BEGIN DATA SUPPLIED

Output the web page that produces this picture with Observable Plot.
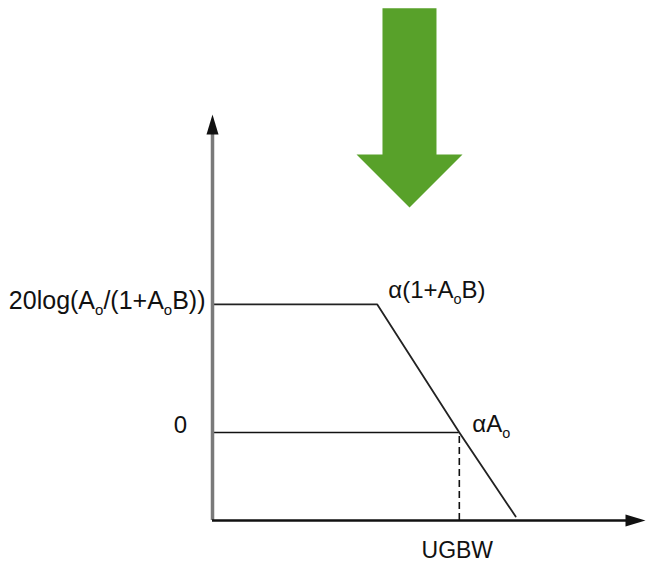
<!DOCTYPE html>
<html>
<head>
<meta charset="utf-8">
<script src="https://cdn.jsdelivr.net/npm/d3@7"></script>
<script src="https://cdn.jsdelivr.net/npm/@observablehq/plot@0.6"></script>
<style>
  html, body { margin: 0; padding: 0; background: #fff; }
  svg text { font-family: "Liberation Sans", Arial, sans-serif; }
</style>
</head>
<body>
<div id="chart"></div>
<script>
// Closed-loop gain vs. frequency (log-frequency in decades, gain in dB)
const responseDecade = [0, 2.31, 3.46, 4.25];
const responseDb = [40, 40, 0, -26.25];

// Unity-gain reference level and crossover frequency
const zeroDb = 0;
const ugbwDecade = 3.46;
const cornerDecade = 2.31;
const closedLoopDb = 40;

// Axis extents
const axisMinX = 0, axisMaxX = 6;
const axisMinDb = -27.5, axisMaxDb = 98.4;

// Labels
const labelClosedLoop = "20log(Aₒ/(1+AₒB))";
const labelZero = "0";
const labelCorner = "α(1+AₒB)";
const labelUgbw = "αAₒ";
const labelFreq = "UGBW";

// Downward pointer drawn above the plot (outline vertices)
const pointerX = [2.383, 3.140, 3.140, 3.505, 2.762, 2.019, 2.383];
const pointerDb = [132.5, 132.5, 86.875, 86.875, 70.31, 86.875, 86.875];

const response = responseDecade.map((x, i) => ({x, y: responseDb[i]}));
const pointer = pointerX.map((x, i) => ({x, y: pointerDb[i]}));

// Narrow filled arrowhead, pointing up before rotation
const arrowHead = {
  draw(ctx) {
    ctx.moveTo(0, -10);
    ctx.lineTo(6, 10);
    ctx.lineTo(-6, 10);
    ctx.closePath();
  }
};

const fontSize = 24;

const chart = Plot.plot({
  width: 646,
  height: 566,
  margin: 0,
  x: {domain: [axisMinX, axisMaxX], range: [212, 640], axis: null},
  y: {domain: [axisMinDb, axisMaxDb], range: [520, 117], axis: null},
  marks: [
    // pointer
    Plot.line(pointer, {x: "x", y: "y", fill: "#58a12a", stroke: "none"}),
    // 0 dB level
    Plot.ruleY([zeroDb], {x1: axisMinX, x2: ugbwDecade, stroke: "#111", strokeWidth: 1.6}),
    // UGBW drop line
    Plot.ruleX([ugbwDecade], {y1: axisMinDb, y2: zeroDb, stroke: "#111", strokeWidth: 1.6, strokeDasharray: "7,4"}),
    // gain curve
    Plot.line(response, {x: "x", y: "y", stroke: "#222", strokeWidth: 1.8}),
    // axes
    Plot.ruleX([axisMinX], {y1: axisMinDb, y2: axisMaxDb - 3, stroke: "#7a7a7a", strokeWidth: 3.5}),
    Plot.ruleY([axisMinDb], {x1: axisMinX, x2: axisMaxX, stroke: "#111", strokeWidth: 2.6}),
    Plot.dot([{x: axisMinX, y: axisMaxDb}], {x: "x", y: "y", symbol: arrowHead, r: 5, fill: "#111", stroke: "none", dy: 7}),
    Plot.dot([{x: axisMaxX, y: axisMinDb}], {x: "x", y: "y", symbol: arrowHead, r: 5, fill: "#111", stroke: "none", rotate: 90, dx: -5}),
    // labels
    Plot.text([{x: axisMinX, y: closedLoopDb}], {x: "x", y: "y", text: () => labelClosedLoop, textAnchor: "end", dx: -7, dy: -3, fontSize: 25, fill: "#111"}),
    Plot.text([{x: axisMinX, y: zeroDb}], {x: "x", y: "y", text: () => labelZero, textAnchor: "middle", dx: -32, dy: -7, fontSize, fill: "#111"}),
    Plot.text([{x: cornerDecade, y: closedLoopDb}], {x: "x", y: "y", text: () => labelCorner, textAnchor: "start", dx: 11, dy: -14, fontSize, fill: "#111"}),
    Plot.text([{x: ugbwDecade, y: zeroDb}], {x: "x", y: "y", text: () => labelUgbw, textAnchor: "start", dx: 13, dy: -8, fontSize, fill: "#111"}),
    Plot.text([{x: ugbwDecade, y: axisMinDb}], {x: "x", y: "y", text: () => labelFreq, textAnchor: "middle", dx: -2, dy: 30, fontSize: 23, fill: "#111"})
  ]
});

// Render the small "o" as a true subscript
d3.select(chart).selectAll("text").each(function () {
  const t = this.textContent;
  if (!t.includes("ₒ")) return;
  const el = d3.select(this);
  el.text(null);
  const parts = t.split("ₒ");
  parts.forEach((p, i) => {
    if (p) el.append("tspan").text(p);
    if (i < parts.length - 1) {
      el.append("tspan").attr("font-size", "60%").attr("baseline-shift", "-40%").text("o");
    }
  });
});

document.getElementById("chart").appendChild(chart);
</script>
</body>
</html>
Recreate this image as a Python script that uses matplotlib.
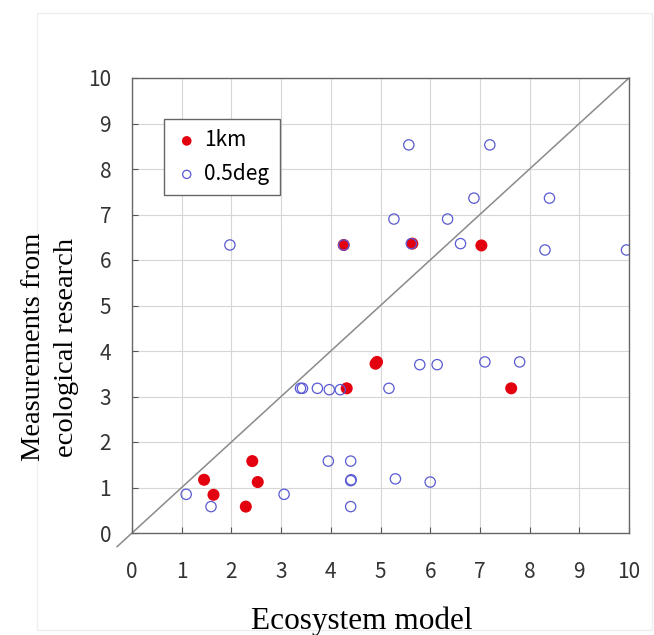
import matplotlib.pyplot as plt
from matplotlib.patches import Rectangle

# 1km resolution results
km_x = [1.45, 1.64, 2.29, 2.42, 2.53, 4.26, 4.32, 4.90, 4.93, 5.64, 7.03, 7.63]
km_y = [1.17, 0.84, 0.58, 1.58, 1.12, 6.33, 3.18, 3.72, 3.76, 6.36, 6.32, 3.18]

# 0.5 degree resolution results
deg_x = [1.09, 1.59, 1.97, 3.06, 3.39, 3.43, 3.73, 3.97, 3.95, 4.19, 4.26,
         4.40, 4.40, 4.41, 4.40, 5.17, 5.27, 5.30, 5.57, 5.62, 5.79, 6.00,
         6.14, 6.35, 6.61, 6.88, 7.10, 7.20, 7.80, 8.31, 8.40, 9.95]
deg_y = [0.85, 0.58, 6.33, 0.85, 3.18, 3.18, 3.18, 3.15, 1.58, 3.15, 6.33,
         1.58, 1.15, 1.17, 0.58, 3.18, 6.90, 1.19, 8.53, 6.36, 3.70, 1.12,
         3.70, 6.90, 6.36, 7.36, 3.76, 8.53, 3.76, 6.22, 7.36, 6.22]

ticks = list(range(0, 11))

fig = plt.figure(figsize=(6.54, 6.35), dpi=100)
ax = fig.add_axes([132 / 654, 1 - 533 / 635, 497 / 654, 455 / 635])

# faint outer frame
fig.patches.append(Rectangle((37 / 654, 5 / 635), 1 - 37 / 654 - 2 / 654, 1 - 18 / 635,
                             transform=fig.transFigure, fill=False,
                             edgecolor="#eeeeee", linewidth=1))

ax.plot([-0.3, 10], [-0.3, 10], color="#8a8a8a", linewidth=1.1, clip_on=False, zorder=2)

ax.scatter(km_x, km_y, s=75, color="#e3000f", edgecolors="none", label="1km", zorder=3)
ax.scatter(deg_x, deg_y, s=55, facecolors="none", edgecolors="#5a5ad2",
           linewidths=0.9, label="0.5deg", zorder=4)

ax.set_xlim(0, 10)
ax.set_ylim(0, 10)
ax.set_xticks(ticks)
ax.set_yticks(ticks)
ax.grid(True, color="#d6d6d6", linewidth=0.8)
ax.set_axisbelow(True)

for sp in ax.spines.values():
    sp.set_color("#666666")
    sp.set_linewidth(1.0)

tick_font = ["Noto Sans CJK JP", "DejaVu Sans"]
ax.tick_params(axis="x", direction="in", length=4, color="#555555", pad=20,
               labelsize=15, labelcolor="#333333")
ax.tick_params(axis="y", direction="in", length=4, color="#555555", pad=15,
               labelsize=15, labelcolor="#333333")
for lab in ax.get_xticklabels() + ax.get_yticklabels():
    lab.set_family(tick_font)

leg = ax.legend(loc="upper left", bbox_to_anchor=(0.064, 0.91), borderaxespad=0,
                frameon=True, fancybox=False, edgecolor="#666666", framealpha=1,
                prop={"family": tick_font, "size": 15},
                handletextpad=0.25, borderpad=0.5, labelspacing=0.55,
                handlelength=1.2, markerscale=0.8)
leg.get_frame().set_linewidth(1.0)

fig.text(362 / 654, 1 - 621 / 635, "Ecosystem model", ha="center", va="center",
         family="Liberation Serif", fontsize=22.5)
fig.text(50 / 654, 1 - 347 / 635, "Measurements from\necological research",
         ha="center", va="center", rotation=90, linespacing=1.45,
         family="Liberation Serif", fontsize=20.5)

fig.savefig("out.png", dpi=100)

END DATA SUPPLIED

Everything from the first line of the entries through the line that contains "const fontSize = 24;" is to be reproduced exactly, except the pictures.

Output the web page that produces this picture with Observable Plot.
<!DOCTYPE html>
<html>
<head>
<meta charset="utf-8">
<script src="https://cdn.jsdelivr.net/npm/d3@7"></script>
<script src="https://cdn.jsdelivr.net/npm/@observablehq/plot@0.6"></script>
<style>
  html, body { margin: 0; padding: 0; background: #fff; }
  svg text { font-family: "Liberation Sans", Arial, sans-serif; }
</style>
</head>
<body>
<div id="chart"></div>
<script>
// Closed-loop gain vs. frequency (log-frequency in decades, gain in dB)
const responseDecade = [0, 2.31, 3.46, 4.25];
const responseDb = [40, 40, 0, -26.25];

// Unity-gain reference level and crossover frequency
const zeroDb = 0;
const ugbwDecade = 3.46;
const cornerDecade = 2.31;
const closedLoopDb = 40;

// Axis extents
const axisMinX = 0, axisMaxX = 6;
const axisMinDb = -27.5, axisMaxDb = 98.4;

// Labels
const labelClosedLoop = "20log(Aₒ/(1+AₒB))";
const labelZero = "0";
const labelCorner = "α(1+AₒB)";
const labelUgbw = "αAₒ";
const labelFreq = "UGBW";

// Downward pointer drawn above the plot (outline vertices)
const pointerX = [2.383, 3.140, 3.140, 3.505, 2.762, 2.019, 2.383];
const pointerDb = [132.5, 132.5, 86.875, 86.875, 70.31, 86.875, 86.875];

const response = responseDecade.map((x, i) => ({x, y: responseDb[i]}));
const pointer = pointerX.map((x, i) => ({x, y: pointerDb[i]}));

// Narrow filled arrowhead, pointing up before rotation
const arrowHead = {
  draw(ctx) {
    ctx.moveTo(0, -10);
    ctx.lineTo(6, 10);
    ctx.lineTo(-6, 10);
    ctx.closePath();
  }
};

const fontSize = 24;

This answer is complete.